Baseball Commissioner Kenesaw Mountain Landis, recognizing the enormity of the global conflict, told President Franklin D. Roosevelt that he'd be willing to shut down Major League Baseball for the duration of the war.

On January 15, 1942, President Roosevelt penned the famous "Green Light" letter to Commissioner Landis. "I honestly feel that it would be best for the country to keep baseball going", Roosevelt wrote. The President summed up his thoughts to Landis by explaining that "…these players are a definite recreational asset to at least 20,000,000 of their fellow citizens – and that in my judgment is thoroughly worthwhile".

Landis was more than happy to accommodate the President and baseball continued to be a welcomed and necessary wartime diversion. Ted Williams dominated the American League in every major hitting category but was again snubbed by the voters for the AL MVP Award. And the St. Louis Cardinals topped the Yankees in the '42 World Series.

It was America's involvement in World War II that led to another great baseball tradition: the playing of the National Anthem before every game.

On October 3, 1951, the N.Y. Giants beat the Brooklyn Dodgers 5-4 to win the National League pennant. The game-winning home run by Bobby Thomson was called "the shot heard 'round the world". That "shot" was probably muffled by gun fire produced by the U.S. forces in Korea busy knocking the North Korean's back across the 38th parallel.

In March, 1965, the first U.S. combat troops - 3500 Marines - were sent to Danang, South Vietnam. One month later, President Lyndon B. Johnson was on hand at the opening ceremonies for Houston's new Astrodome celebrating the first-ever indoor baseball game.

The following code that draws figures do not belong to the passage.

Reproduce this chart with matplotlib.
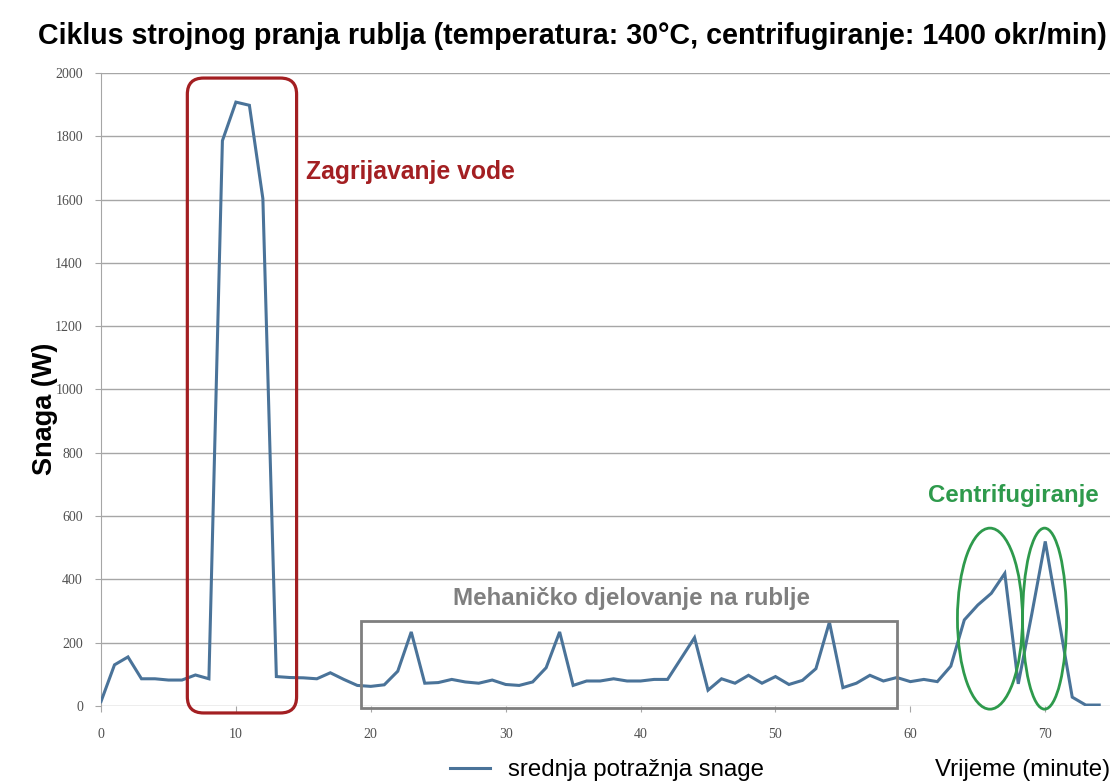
import numpy as np
import matplotlib
matplotlib.use("Agg")
import matplotlib.pyplot as plt
from matplotlib.patches import FancyBboxPatch, Rectangle, Ellipse

# average power per minute of the wash cycle
minutes = np.arange(0, 75)
power = [14, 130, 155, 86, 86, 82, 82, 98, 86, 1786,
         1908, 1898, 1603, 93, 90, 89, 86, 105, 84, 65,
         62, 67, 110, 234, 72, 74, 84, 76, 72, 82,
         68, 65, 76, 121, 234, 65, 79, 79, 86, 79,
         79, 84, 84, 150, 216, 50, 86, 72, 97, 72,
         93, 68, 81, 118, 265, 58, 72, 97, 79, 90,
         77, 84, 77, 126, 272, 319, 356, 419, 70, 290,
         520, 275, 28, 3, 3]

x_ticks = [0, 10, 20, 30, 40, 50, 60, 70]
y_ticks = list(range(0, 2001, 200))

title = "Ciklus strojnog pranja rublja (temperatura: 30°C, centrifugiranje: 1400 okr/min)"
series_label = "srednja potražnja snage"
heating_label = "Zagrijavanje vode"
wash_label = "Mehaničko djelovanje na rublje"
spin_label = "Centrifugiranje"

sans = "Liberation Sans"

fig = plt.figure(figsize=(11.15, 7.84), dpi=100)
ax = fig.add_axes([101 / 1115, 78 / 784, 1009 / 1115, 633 / 784])

ax.plot(minutes, power, color="#4a7399", lw=2.2, solid_joinstyle="miter", zorder=3)

ax.set_xlim(0, 74.8)
ax.set_ylim(0, 2000)
ax.set_xticks(x_ticks)
ax.set_yticks(y_ticks)
ax.grid(axis="y", color="#a6a6a6", lw=1)
ax.set_axisbelow(True)
for s in ("top", "right", "bottom"):
    ax.spines[s].set_visible(False)
ax.spines["left"].set_color("#a6a6a6")
ax.tick_params(axis="y", length=4, color="#a6a6a6", labelsize=10, labelcolor="#505050", pad=9)
ax.tick_params(axis="x", length=4, color="#a6a6a6", labelsize=10, labelcolor="#505050", pad=12)
for lab in ax.get_xticklabels() + ax.get_yticklabels():
    lab.set_family("Liberation Serif")

ax.set_ylabel("Snaga (W)", family=sans, fontweight="bold", fontsize=19.5)
ax.yaxis.set_label_coords(-0.043, 0.47)

fig.text(38 / 1115, 1 - 36 / 784, title, family=sans, fontweight="bold",
         fontsize=20.6, va="center", ha="left")
fig.text(1110 / 1115, 1 - 770 / 784, "Vrijeme (minute)", family=sans,
         fontsize=17.3, ha="right", va="center")

# water heating block
red = "#a31f22"
heat_box = FancyBboxPatch((6.4, -22), 8.1, 2006,
                          boxstyle="round,pad=0,rounding_size=1.2",
                          mutation_aspect=42.6, fill=False, ec=red, lw=2.3,
                          clip_on=False, zorder=4)
ax.add_patch(heat_box)
ax.text(15.2, 1687, heating_label, color=red, family=sans,
        fontweight="bold", fontsize=17.8, va="center", ha="left")

# mechanical action block
grey = "#7f7f7f"
ax.add_patch(Rectangle((19.3, -6), 39.7, 274, fill=False, ec=grey, lw=2,
                       clip_on=False, zorder=4))
ax.text(39.3, 341, wash_label, color=grey, family=sans,
        fontweight="bold", fontsize=17.4, va="center", ha="center")

# spin cycle
green = "#2e9a4c"
ax.add_patch(Ellipse((65.9, 276), 4.82, 572, fill=False, ec=green, lw=2,
                     clip_on=False, zorder=4))
ax.add_patch(Ellipse((69.95, 276), 3.26, 572, fill=False, ec=green, lw=2,
                     clip_on=False, zorder=4))
ax.text(67.6, 664, spin_label, color=green, family=sans,
        fontweight="bold", fontsize=17.3, va="center", ha="center")

ax.legend([series_label], loc="center",
          bbox_to_anchor=(607 / 1115, 1 - 770 / 784), bbox_transform=fig.transFigure,
          frameon=False, handlelength=1.65, handletextpad=0.75, borderaxespad=0,
          prop={"family": sans, "size": 17.3})

fig.savefig("out.png", dpi=100)
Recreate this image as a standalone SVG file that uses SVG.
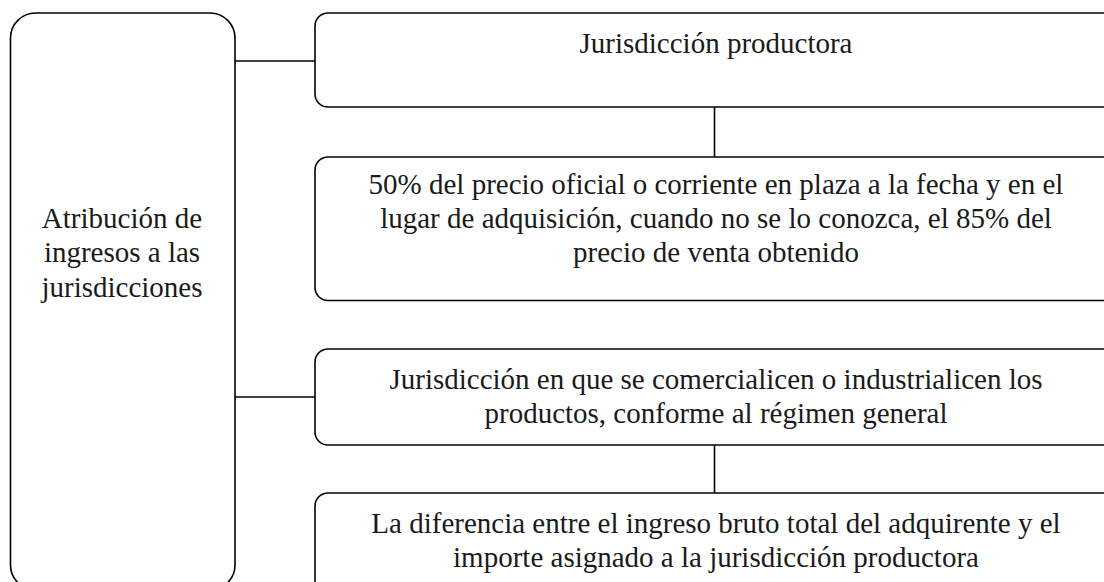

There is a long and storied precedence for accepting – and embracing - wartime baseball. There's no better morale booster for our troops in the Middle East than the crack of the bat and the roar of the crowd.

And it wouldn't hurt if the armed forces radio network could find a way to pump a few innings of Bob Uecker play-by-play through the streets of Baghdad.

Let's play ball – if nothing else, it's a good excuse for sixty-thousand Americans to get together, stand proudly side by side and belt out the Star Spangled Banner.